Não faz sentido exercer qualquer condenação prévia e apriorística de qualquer substância química. Qualquer inovação tecnológica tem como estimulação, os benefícios que podem ser gerados. Assim, todos os procedimentos merecem isenção e avaliações em cada caso, e não condenações gerais de qualquer natureza, que respondam a anseios dogmáticos ou políticos.
Assim, mesmo que não se apregoe qualquer restrição às evoluções científicas que inegavelmente são representadas por incrementos e aprimoramentos de moléculas na indústria química, não custa nada admoestar a todas as partes interessadas que é preciso ter um pouco de humildade.

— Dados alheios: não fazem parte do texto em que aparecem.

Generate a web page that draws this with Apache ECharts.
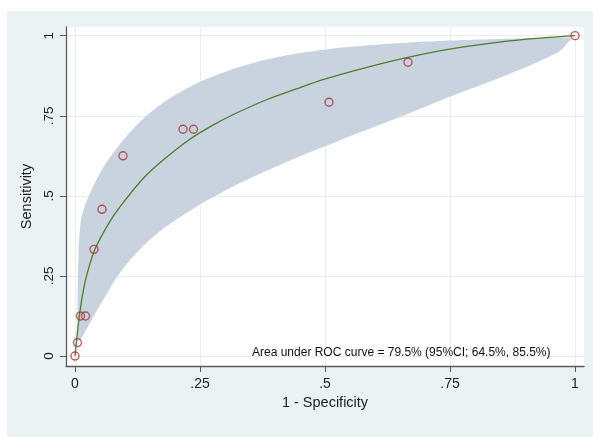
<!DOCTYPE html>
<html><head><meta charset="utf-8">
<script src="https://cdn.jsdelivr.net/npm/echarts@6/dist/echarts.min.js"></script>
<style>html,body{margin:0;padding:0;background:#fff}#c{width:593px;height:437px}</style>
</head><body><div id="c"></div>
<script>
// Tick values / labels
const tickValues = [0, 0.25, 0.5, 0.75, 1];
const tickLabels = ['0', '.25', '.5', '.75', '1'];

// Observed ROC points (1 - specificity, sensitivity)
const obsFPR = [0, 0.005, 0.011, 0.021, 0.038, 0.054, 0.096, 0.216, 0.237, 0.508, 0.666, 1];
const obsTPR = [0, 0.042, 0.125, 0.125, 0.333, 0.458, 0.625, 0.708, 0.708, 0.792, 0.917, 1];

// Fitted ROC curve
const fitFPR = [0, 0.003, 0.006, 0.009, 0.015, 0.023, 0.039, 0.055, 0.075, 0.103, 0.135, 0.175, 0.229, 0.275, 0.321, 0.383, 0.443, 0.499, 0.576, 0.659, 0.749, 0.849, 0.929, 1];
const fitTPR = [0, 0.045, 0.09, 0.128, 0.19, 0.25, 0.33, 0.38, 0.433, 0.492, 0.552, 0.61, 0.676, 0.72, 0.757, 0.8, 0.834, 0.864, 0.898, 0.93, 0.958, 0.98, 0.992, 1];

// Confidence band, upper edge (left to right, incl. both tips)
const bandUpperFPR = [0.006, 0.005, 0.005, 0.006, 0.007, 0.009, 0.012, 0.017, 0.025, 0.035, 0.047, 0.065, 0.083, 0.111, 0.143, 0.185, 0.25, 0.315, 0.369, 0.443, 0.535, 0.669, 0.809, 0.929, 0.985, 0.992];
const bandUpperTPR = [0.045, 0.09, 0.16, 0.25, 0.32, 0.38, 0.425, 0.455, 0.49, 0.525, 0.562, 0.61, 0.648, 0.7, 0.75, 0.8, 0.856, 0.895, 0.92, 0.944, 0.963, 0.979, 0.988, 0.993, 0.994, 0.99];
// Confidence band, lower edge (left to right, without tips)
const bandLowerFPR = [0.01, 0.027, 0.043, 0.06, 0.079, 0.1, 0.116, 0.149, 0.183, 0.249, 0.316, 0.383, 0.449, 0.499, 0.583, 0.669, 0.749, 0.849, 0.929, 0.969, 0.985];
const bandLowerTPR = [0.05, 0.095, 0.14, 0.185, 0.235, 0.28, 0.31, 0.362, 0.405, 0.472, 0.529, 0.578, 0.623, 0.654, 0.706, 0.758, 0.809, 0.868, 0.92, 0.951, 0.977];

const annotation = 'Area under ROC curve = 79.5% (95%CI; 64.5%, 85.5%)';
const FONT = '"Liberation Sans", Arial, sans-serif';

const labelFmt = v => {
  const i = tickValues.findIndex(t => Math.abs(t - v) < 1e-9);
  return i >= 0 ? tickLabels[i] : '';
};

const chart = echarts.init(document.getElementById('c'), null, {renderer: 'canvas'});
chart.setOption({
  animation: false,
  backgroundColor: '#ffffff',
  textStyle: {fontFamily: FONT},
  graphic: [
    {type: 'rect', z: -100, silent: true, shape: {x: 7, y: 11, width: 586, height: 426}, style: {fill: '#eaf2f3'}},
    {type: 'text', z: 100, left: 252, top: 347, style: {text: annotation, font: '12px ' + FONT, fill: '#111'}}
  ],
  grid: {left: 66, top: 27, width: 518, height: 339, show: true, backgroundColor: '#ffffff', borderWidth: 0, containLabel: false},
  xAxis: {
    type: 'value', min: -0.018, max: 1.018,
    axisLine: {show: true, onZero: false, lineStyle: {color: '#5a5a5a', width: 1.3}},
    axisTick: {show: true, length: 6, customValues: tickValues, lineStyle: {color: '#5a5a5a', width: 1}},
    axisLabel: {customValues: tickValues, formatter: labelFmt, fontSize: 14, color: '#222', margin: 11, fontFamily: FONT},
    splitLine: {show: true, lineStyle: {color: '#e6eef1', width: 1}},
    name: '1 - Specificity', nameLocation: 'middle', nameGap: 25,
    nameTextStyle: {fontSize: 14.5, color: '#222', fontFamily: FONT}
  },
  yAxis: {
    type: 'value', min: -0.031, max: 1.027,
    axisLine: {show: true, onZero: false, lineStyle: {color: '#5a5a5a', width: 1.3}},
    axisTick: {show: true, length: 6, customValues: tickValues, lineStyle: {color: '#5a5a5a', width: 1}},
    axisLabel: {customValues: tickValues, formatter: labelFmt, fontSize: 13.5, color: '#222', margin: 10, rotate: 90, fontFamily: FONT},
    splitLine: {show: true, lineStyle: {color: '#e6eef1', width: 1}},
    name: 'Sensitivity', nameLocation: 'middle', nameGap: 26,
    nameTextStyle: {fontSize: 14.5, color: '#222', fontFamily: FONT}
  },
  series: [
    {
      type: 'custom', name: 'band', silent: true, z: 1,
      data: [[0, 0]],
      renderItem: (params, api) => {
        const pts = [];
        for (let i = 0; i < bandUpperFPR.length; i++) pts.push(api.coord([bandUpperFPR[i], bandUpperTPR[i]]));
        for (let i = bandLowerFPR.length - 1; i >= 0; i--) pts.push(api.coord([bandLowerFPR[i], bandLowerTPR[i]]));
        return {type: 'polygon', shape: {points: pts, smooth: 0.25}, style: {fill: '#c8d3df', stroke: null}};
      }
    },
    {
      type: 'line', name: 'fit', z: 2, showSymbol: false, smooth: 0.3,
      data: fitFPR.map((x, i) => [x, fitTPR[i]]),
      lineStyle: {color: '#4c7c2c', width: 1.3}
    },
    {
      type: 'scatter', name: 'obs', z: 3, symbol: 'circle', symbolSize: 8,
      data: obsFPR.map((x, i) => [x, obsTPR[i]]),
      itemStyle: {color: 'rgba(0,0,0,0)', borderColor: '#a5343f', borderWidth: 1.4}
    }
  ]
});
</script></body></html>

Proteções de plantas que podem até interferir na seleção natural, são temerários, sem compreender todas as relações implícitas ou explícitas, e não lineares ou cartesianas da homeostase dos ecossistemas.
Por isso parece um pouco pretensioso na atual fase de conhecimentos da civilização humana, implementar estes incrementos sem considerar os princípios de precaução e sem mobilizar tentativas mais sistêmicas e holísticas de se apropriar da realidade.
Os brasileiros estão submetidos a altos riscos devido à ingestão de alimentos com grande contaminação por agrotóxicos. As consequências são uma ampla lista de doenças. As empresas fabricantes e os órgãos reguladores garantem que, em pequenas doses, os resíduos ou substâncias que se formam na degradação dos venenos, chamados de metabólitos não provocavam problemas.
Assim, quando estão envolvidas substâncias cancerígenas e que afetam o sistema imunológico, não é possível aceitar que se fale em limites seguros de exposição. Hoje, se sabe que mesmo quantidades muito pequenas de muitos agrotóxicos podem alterar o equilíbrio dos hormônios.
Os agrotóxicos podem provocar efeitos agudos. São as intoxicações mais visíveis, que acontecem em curto período de tempo (alguns dias ou semanas) após a exposição a um ou mais agentes tóxicos. Os efeitos podem incluir dores de cabeça, salivação, mal-estar, confusão mental, fraqueza, cólicas abdominais, espasmos musculares, tremores, convulsões, náuseas, desmaios, vômitos, dificuldades respiratórias, sonolência, irritação nos olhos e na pele, entre outros.
Atingem especialmente quem manipula ou aplica os venenos. A intoxicação aguda pode ocorrer de forma leve, moderada ou grave, dependendo da quantidade de veneno que é absorvida. Em muitos casos pode levar à morte. e efeitos crônicos sobre a saúde que são resultantes de uma exposição continuada a doses relativamente baixas de um ou mais produtos.
Os efeitos de uma exposição crônica podem aparecer semanas, meses, anos ou até mesmo gerações após o período de uso ou contato com tais produtos. São, portanto, muito difíceis de identificar. Em muitos casos podem até ser confundidos com outros distúrbios sem que seja feita a relação com agrotóxicos. É a intoxicação que destrói devagar, com o desenvolvimento de doenças neurológicas, respiratórias, doenças do fígado e dos rins, câncer ou leucemia.
Por isso para agrotóxicos ou transgênicos se fala em estudos transgeracionais, mas infelizmente a premência dos interesses não admite esta possibilidade, a bem da verdade, em qualquer país do mundo.
Por isso se sabe que leis e normas não vão resolver os problemas, embora sejam relevantes. A civilização humana vai acabar determinando nova autopoiese sistêmica, na acepção de Niklas Luhmann e Ulrich Beck, que contemple a solução dos maiores problemas e contradições exibidas pelo atual arranjo de equilíbrio. Que é um sistema instável, muito frágil e vulnerável. Para sua própria sobrevivência, o “sistema” vai acabar impondo uma nova metamorfose efetiva.
Os patrocinadores da ‘venenama’ podiam refletir sobre este cenário, não apenas quando convivem com situação de câncer terminal, que para facilitar absorção existencial, é tido como fatalidade de vida ou circunstância trágica. E pode não ser nada disso.
* Roberto Naime é doutor em Geologia Ambiental e integrante do corpo docente do Mestrado e Doutorado em Qualidade Ambiental da Universidade Feevale.